Before the Dead took to the Woodstock stage their sound engineer, the legendary LSD chemist Owsley “Bear” Stanley, had considered the Hanley PA system to be woefully inadequate for the band. In the course of making several alterations to the setup, he also removed the grounding from the electrical supply, ensuring that the PA that greeted the Dead when they finally took the stage was not only riddled with issues but potentially dangerous as well. The band members had also ingested a fairly large amount of LSD before going on and seemed quite lost onstage, a situation not helped by a multitude of similarly tripping freaks surrounding them on both sides of the stage.

Introduced by their friend Ken Babbs (one of Ken Kesey’s original Merry Pranksters, the group of acid-fueled crazies who emerged out of San Francisco in the mid-1960s), the band took off with “Saint Stephen,” a song from their new album, Aoxomoxoa. A major shock to rhythm guitarist Bob Weir (the result of touching his ungrounded microphone and guitar at the same time) blew the power out momentarily, ensuring that the second verse of the song was not captured by either the film or audio recording crews (who were running on the same circuit). Perhaps it was this shock that forced the band to abandon the song halfway through, ducking into a cover of Merle Haggard’s “Mama Tried” instead (although to be fair, the transition sounded pre-planned).

At this point, total confusion enveloped the stage when it became apparent that the PA system was not functioning correctly. Ken Babbs and various members of the Dead engaged in deeply stoned conversation on-mic for the next ten minutes until the issues were fixed enough for the group to continue. They ventured into a lengthy excursion into the psychedelic unknown with “Dark Star,” a song that had been released as a single the previous year and which was now a springboard for extended, spacy jamming. Unfortunately, it didn’t quite come together, sprinkling itself over the crowd without its usual intense peaks. The jam eventually petered out into a rendition of “High Time,” a Jerry Garcia ballad (written, as with most Garcia tunes, in collaboration with his longtime friend, lyricist Robert Hunter), as yet unrecorded by the band. It would be released the following year on the Workingman’s Dead album.

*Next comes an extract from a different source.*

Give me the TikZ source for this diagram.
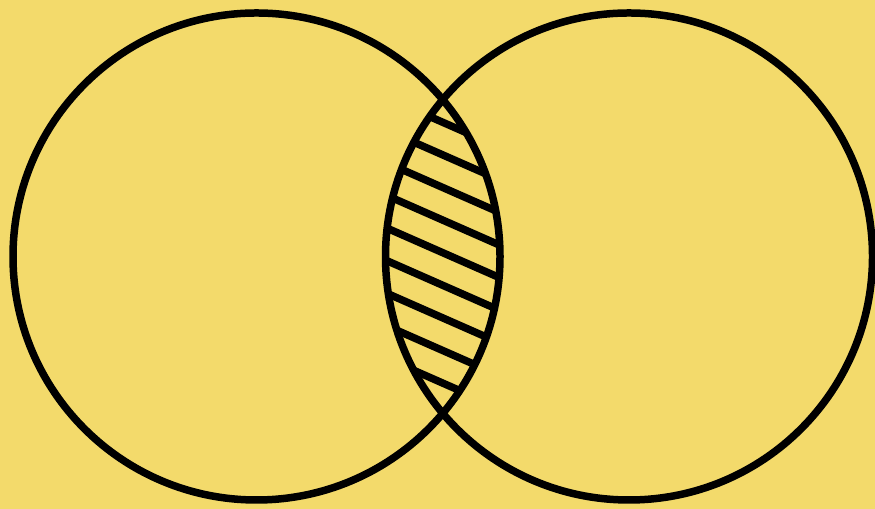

In desperate need of a lift, the group turned to their trusty bluesman vocalist Ron “Pigpen” McKernan, to deliver one of his patented rave-up versions of Bobby “Blue” Bland’s classic, “Turn On Your Lovelight.” Over the course of some 40 minutes, the band grooved mightily at times, with Pigpen attempting to provoke the crowd into getting up and dancing. The finale of the tune was actually quite rousing and brought the set to an end (without an encore). Despite disappointment from all sides, Grateful Dead at Woodstock was, at the very least, a qualified success in the face of much (mostly self-inflicted) adversity. Unfortunately, the band judged their performance to be a disaster, and the band declined to have any material from their set released on the Woodstock soundtrack album.  Additionally, the stage lighting had been so poor during their set that what little film footage that was actually shot was all but unusable, meaning that their performance was not included in the Woodstock movie, nor on the soundtrack album.

The Grateful Dead, however, took Woodstock in stride and continued their “long, strange trip.” While they continued to release albums, they were more loved for their live performances. Their fans, called Dead Heads, would follow the band for entire tours, knowing that each night would be an entirely different show. The band encouraged their fans to record their live shows and freely trade them, creating a tremendous underground catalogue of live tapes for the ages. The band continued their grueling tour schedule, occasionally pausing for solo side projects, throughout the 1970s, ’80s, and ’90s until, in 1995, Jerry Garcia died of heart failure.

With his death, Grateful Dead ceased to be, but the other members of the band kept the legacy alive through various other projects. Guitarist Bob Weir founded the band RatDog and has been in other Grateful Dead spinoffs—The Other Ones, The Dead, and Furthur—for years. Bassist Phil Lesh formed a side project called Phil Lesh and Friends and was also part of The Other Ones, The Dead, and Furthur. Drummer Mickey Hart was also part of those three spinoffs and has worked as a solo artist, but his continuing work has been as a folklife historian and proponent of the healing power of music. The Grateful Dead’s other drummer, Bill Kreutzmann, was also involved with the spinoff groups and teamed up with Mickey Hart, Phish bassist Mike Gordon, and guitarist Steve Kimock to form The Rhythm Devils. His latest band is called Billy and the Kids. Keyboardist Tom Constanten left Grateful Dead in 1970 to pursue a career in academia. Keyboardist Ron “Pigpen” McKernan died in 1973 of a gastrointestinal hemorrhage.